Your task is to transcribe all of the data below exactly, omitting the images.

**********

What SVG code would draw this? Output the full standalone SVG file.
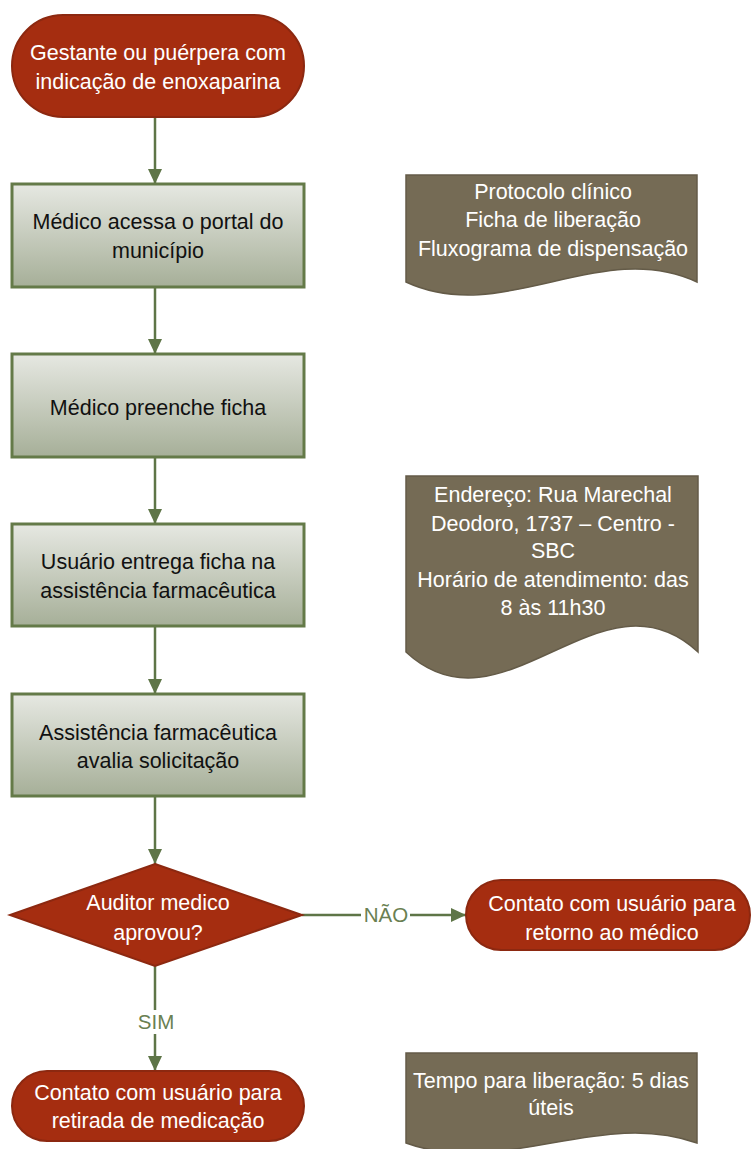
<svg xmlns="http://www.w3.org/2000/svg" width="752" height="1149" viewBox="0 0 752 1149">
<defs>
<linearGradient id="boxGrad" x1="0" y1="0" x2="0" y2="1">
<stop offset="0" stop-color="#E6E8E2"/>
<stop offset="1" stop-color="#A6AF98"/>
</linearGradient>
<marker id="arr" markerUnits="userSpaceOnUse" markerWidth="16" markerHeight="16" viewBox="0 0 16 16" refX="15" refY="8" orient="auto">
<path d="M0,1 L15,8 L0,15 Z" fill="#5E7547"/>
</marker>
</defs>
<style>
.term{fill:#A52D10;stroke:#8C2810;stroke-width:2}
.box{fill:url(#boxGrad);stroke:#647A48;stroke-width:3}
.doc{fill:#756B55;stroke:#645B48;stroke-width:1.5}
.wt{font-family:"Liberation Sans",Arial,sans-serif;font-size:21.5px;fill:#FFFFFF;text-anchor:middle}
.bt{font-family:"Liberation Sans",Arial,sans-serif;font-size:21.5px;fill:#111111;text-anchor:middle}
.lbl{font-family:"Liberation Sans",Arial,sans-serif;font-size:20.5px;fill:#6A7F52;text-anchor:middle}
.con{stroke:#5E7547;stroke-width:2.5;fill:none}
</style>
<g id="connectors">
<line class="con" x1="155" y1="117" x2="155" y2="184" marker-end="url(#arr)"/>
<line class="con" x1="155" y1="287" x2="155" y2="354" marker-end="url(#arr)"/>
<line class="con" x1="155" y1="457" x2="155" y2="524" marker-end="url(#arr)"/>
<line class="con" x1="155" y1="626" x2="155" y2="694" marker-end="url(#arr)"/>
<line class="con" x1="155" y1="796" x2="155" y2="864" marker-end="url(#arr)"/>
<line class="con" x1="302" y1="915" x2="466" y2="915" marker-end="url(#arr)"/>
<line class="con" x1="155" y1="966" x2="155" y2="1071" marker-end="url(#arr)"/>
<rect x="361" y="903" width="49" height="24" fill="#FFFFFF"/>
<text class="lbl" x="386" y="922">NÃO</text>
<rect x="135" y="1010" width="42" height="24" fill="#FFFFFF"/>
<text class="lbl" x="156" y="1029">SIM</text>
</g>
<g id="start">
<rect class="term" x="12" y="15" width="292" height="102" rx="51" ry="51"/>
<text class="wt" x="158" y="60">Gestante ou puérpera com</text>
<text class="wt" x="158" y="89">indicação de enoxaparina</text>
</g>
<g id="step1">
<rect class="box" x="12" y="184" width="292" height="103"/>
<text class="bt" x="158" y="229">Médico acessa o portal do</text>
<text class="bt" x="158" y="258">município</text>
</g>
<g id="step2">
<rect class="box" x="12" y="354" width="292" height="103"/>
<text class="bt" x="158" y="415">Médico preenche ficha</text>
</g>
<g id="step3">
<rect class="box" x="12" y="524" width="292" height="102"/>
<text class="bt" x="158" y="569">Usuário entrega ficha na</text>
<text class="bt" x="158" y="598">assistência farmacêutica</text>
</g>
<g id="step4">
<rect class="box" x="12" y="694" width="292" height="102"/>
<text class="bt" x="158" y="740">Assistência farmacêutica</text>
<text class="bt" x="158" y="768">avalia solicitação</text>
</g>
<g id="decision">
<path class="term" d="M155,864 L302,915 L155,966 L10,915 Z"/>
<text class="wt" x="158" y="910">Auditor medico</text>
<text class="wt" x="158" y="940">aprovou?</text>
</g>
<g id="no">
<rect class="term" x="466" y="880" width="284" height="70" rx="35" ry="35"/>
<text class="wt" x="612" y="911">Contato com usuário para</text>
<text class="wt" x="612" y="940">retorno ao médico</text>
</g>
<g id="yes">
<rect class="term" x="12" y="1071" width="292" height="70" rx="35" ry="35"/>
<text class="wt" x="158" y="1100">Contato com usuário para</text>
<text class="wt" x="158" y="1128">retirada de medicação</text>
</g>
<g id="doc1">
<path class="doc" d="M406,175 H697 V282 C600,237 503,327 406,282 Z"/>
<text class="wt" x="553" y="199">Protocolo clínico</text>
<text class="wt" x="553" y="227">Ficha de liberação</text>
<text class="wt" x="553" y="256">Fluxograma de dispensação</text>
</g>
<g id="doc2">
<path class="doc" d="M406,476 H698 V652 C601,562 503,742 406,652 Z"/>
<text class="wt" x="553" y="502">Endereço: Rua Marechal</text>
<text class="wt" x="553" y="531">Deodoro, 1737 – Centro -</text>
<text class="wt" x="553" y="558">SBC</text>
<text class="wt" x="553" y="587">Horário de atendimento: das</text>
<text class="wt" x="553" y="615">8 às 11h30</text>
</g>
<g id="doc3">
<path class="doc" d="M406,1053 H697 V1143 C600,1108 503,1178 406,1143 Z"/>
<text class="wt" x="551" y="1088">Tempo para liberação: 5 dias</text>
<text class="wt" x="551" y="1115">úteis</text>
</g>
</svg>
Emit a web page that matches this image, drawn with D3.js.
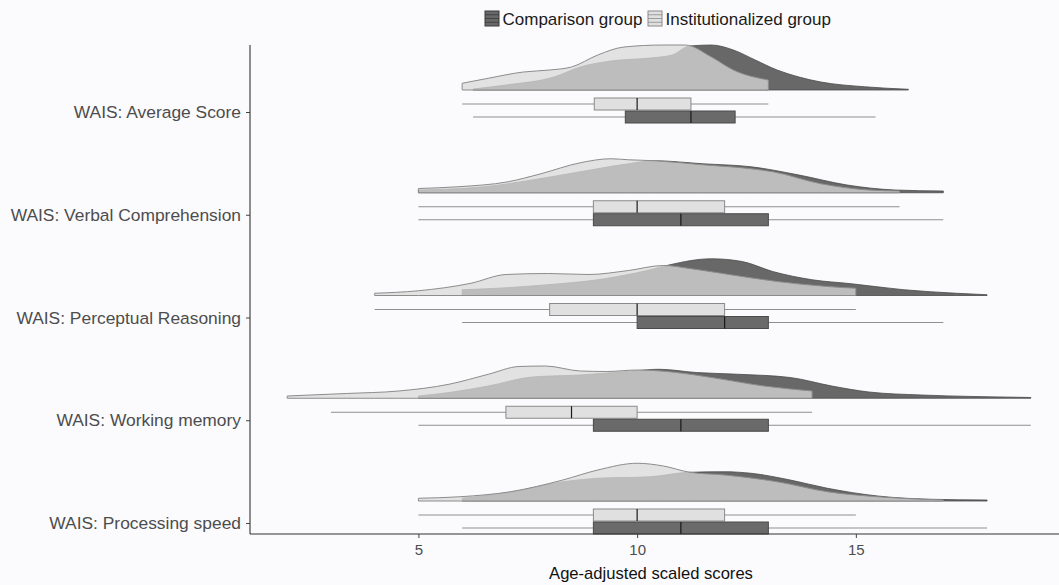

**********

**Task output**.
What SVG code would draw this? Output the full standalone SVG file.
<svg xmlns="http://www.w3.org/2000/svg" width="752" height="1149" viewBox="0 0 752 1149">
<defs>
<linearGradient id="boxGrad" x1="0" y1="0" x2="0" y2="1">
<stop offset="0" stop-color="#E6E8E2"/>
<stop offset="1" stop-color="#A6AF98"/>
</linearGradient>
<marker id="arr" markerUnits="userSpaceOnUse" markerWidth="16" markerHeight="16" viewBox="0 0 16 16" refX="15" refY="8" orient="auto">
<path d="M0,1 L15,8 L0,15 Z" fill="#5E7547"/>
</marker>
</defs>
<style>
.term{fill:#A52D10;stroke:#8C2810;stroke-width:2}
.box{fill:url(#boxGrad);stroke:#647A48;stroke-width:3}
.doc{fill:#756B55;stroke:#645B48;stroke-width:1.5}
.wt{font-family:"Liberation Sans",Arial,sans-serif;font-size:21.5px;fill:#FFFFFF;text-anchor:middle}
.bt{font-family:"Liberation Sans",Arial,sans-serif;font-size:21.5px;fill:#111111;text-anchor:middle}
.lbl{font-family:"Liberation Sans",Arial,sans-serif;font-size:20.5px;fill:#6A7F52;text-anchor:middle}
.con{stroke:#5E7547;stroke-width:2.5;fill:none}
</style>
<g id="connectors">
<line class="con" x1="155" y1="117" x2="155" y2="184" marker-end="url(#arr)"/>
<line class="con" x1="155" y1="287" x2="155" y2="354" marker-end="url(#arr)"/>
<line class="con" x1="155" y1="457" x2="155" y2="524" marker-end="url(#arr)"/>
<line class="con" x1="155" y1="626" x2="155" y2="694" marker-end="url(#arr)"/>
<line class="con" x1="155" y1="796" x2="155" y2="864" marker-end="url(#arr)"/>
<line class="con" x1="302" y1="915" x2="466" y2="915" marker-end="url(#arr)"/>
<line class="con" x1="155" y1="966" x2="155" y2="1071" marker-end="url(#arr)"/>
<rect x="361" y="903" width="49" height="24" fill="#FFFFFF"/>
<text class="lbl" x="386" y="922">NÃO</text>
<rect x="135" y="1010" width="42" height="24" fill="#FFFFFF"/>
<text class="lbl" x="156" y="1029">SIM</text>
</g>
<g id="start">
<rect class="term" x="12" y="15" width="292" height="102" rx="51" ry="51"/>
<text class="wt" x="158" y="60">Gestante ou puérpera com</text>
<text class="wt" x="158" y="89">indicação de enoxaparina</text>
</g>
<g id="step1">
<rect class="box" x="12" y="184" width="292" height="103"/>
<text class="bt" x="158" y="229">Médico acessa o portal do</text>
<text class="bt" x="158" y="258">município</text>
</g>
<g id="step2">
<rect class="box" x="12" y="354" width="292" height="103"/>
<text class="bt" x="158" y="415">Médico preenche ficha</text>
</g>
<g id="step3">
<rect class="box" x="12" y="524" width="292" height="102"/>
<text class="bt" x="158" y="569">Usuário entrega ficha na</text>
<text class="bt" x="158" y="598">assistência farmacêutica</text>
</g>
<g id="step4">
<rect class="box" x="12" y="694" width="292" height="102"/>
<text class="bt" x="158" y="740">Assistência farmacêutica</text>
<text class="bt" x="158" y="768">avalia solicitação</text>
</g>
<g id="decision">
<path class="term" d="M155,864 L302,915 L155,966 L10,915 Z"/>
<text class="wt" x="158" y="910">Auditor medico</text>
<text class="wt" x="158" y="940">aprovou?</text>
</g>
<g id="no">
<rect class="term" x="466" y="880" width="284" height="70" rx="35" ry="35"/>
<text class="wt" x="612" y="911">Contato com usuário para</text>
<text class="wt" x="612" y="940">retorno ao médico</text>
</g>
<g id="yes">
<rect class="term" x="12" y="1071" width="292" height="70" rx="35" ry="35"/>
<text class="wt" x="158" y="1100">Contato com usuário para</text>
<text class="wt" x="158" y="1128">retirada de medicação</text>
</g>
<g id="doc1">
<path class="doc" d="M406,175 H697 V282 C600,237 503,327 406,282 Z"/>
<text class="wt" x="553" y="199">Protocolo clínico</text>
<text class="wt" x="553" y="227">Ficha de liberação</text>
<text class="wt" x="553" y="256">Fluxograma de dispensação</text>
</g>
<g id="doc2">
<path class="doc" d="M406,476 H698 V652 C601,562 503,742 406,652 Z"/>
<text class="wt" x="553" y="502">Endereço: Rua Marechal</text>
<text class="wt" x="553" y="531">Deodoro, 1737 – Centro -</text>
<text class="wt" x="553" y="558">SBC</text>
<text class="wt" x="553" y="587">Horário de atendimento: das</text>
<text class="wt" x="553" y="615">8 às 11h30</text>
</g>
<g id="doc3">
<path class="doc" d="M406,1053 H697 V1143 C600,1108 503,1178 406,1143 Z"/>
<text class="wt" x="551" y="1088">Tempo para liberação: 5 dias</text>
<text class="wt" x="551" y="1115">úteis</text>
</g>
</svg>
Emit a web page that matches this image, drawn with D3.js.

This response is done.